India’s fossil fuel operators will face challenges from renewable energy as the country plans to augment the sector to 175 GW in the next seven years from current 37 GW, Moody’s Investors Service today said. “The rising share of renewables in India’s generation mix – as the country grows substantially its proportion of renewable energy over the next 5-7 years creates challenges for conventional power generators,” Moody’s said in its report ‘Power Sector – India: Growth in Renewable Energy Capacity Will Challenge Fossil Fuel Operators.’ Moody’s expects India to register a power surplus over that period, thereby pressuring the utilisation rates of thermal generators.

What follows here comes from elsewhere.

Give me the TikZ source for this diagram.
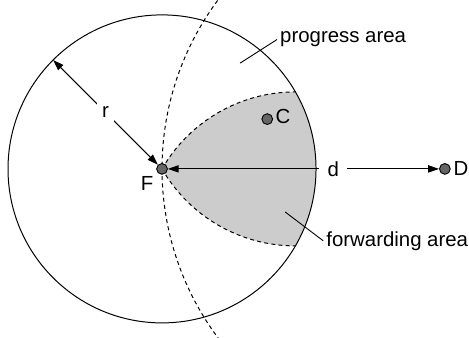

“At the same time, implementation of the aggressive renewable energy capacities – which are planned to grow to 175 GW by 2022 compared to the current 37 GW – will be challenging, given counter party risk issues and the need for stable policy initiatives to support long term investments,” Moody’s said. “The most pronounced impact of a rising share of renewables in India’s energy mix will be on unregulated power companies,” said Abhishek Tyagi, a Moody’s Vice President and Senior Analyst. These companies are directly exposed to the market impact of environmental regulations, such as the clean energy tax, and do not receive the benefit of cost recovery from rate payers, added Tyagi.
He pointed out that the credit implications for individual Indian power generators will depend on their current and future generation mix, and how they adapt to the evolving policy environment. Regulated utilities like NTPC Ltd and Tata Power , whose power output is dominated by conventional sources, benefit from contracted and availability-based revenues, but their business risk will increase over the long term. “Implementing India’s aggressive renewable energy targets will be demanding,” said Terry Fanous, Moody’s Managing Director for Project and Infrastructure Finance ratings in Asia Pacific. Fanous said in addition to managing project construction and counter party risk issues, expansion of renewable energy financing requires a stable and predictable policy framework that supports long-term investment. India has taken steps to support investment in renewable energy, and further traction in policy reform is key for the sector’s ongoing development.
“Domestic banks will continue to provide significant funding for renewable energy projects, but greater funding diversity is needed,” Fanous said, adding attracting institutional debt will clearly support development of India’s renewable energy sector.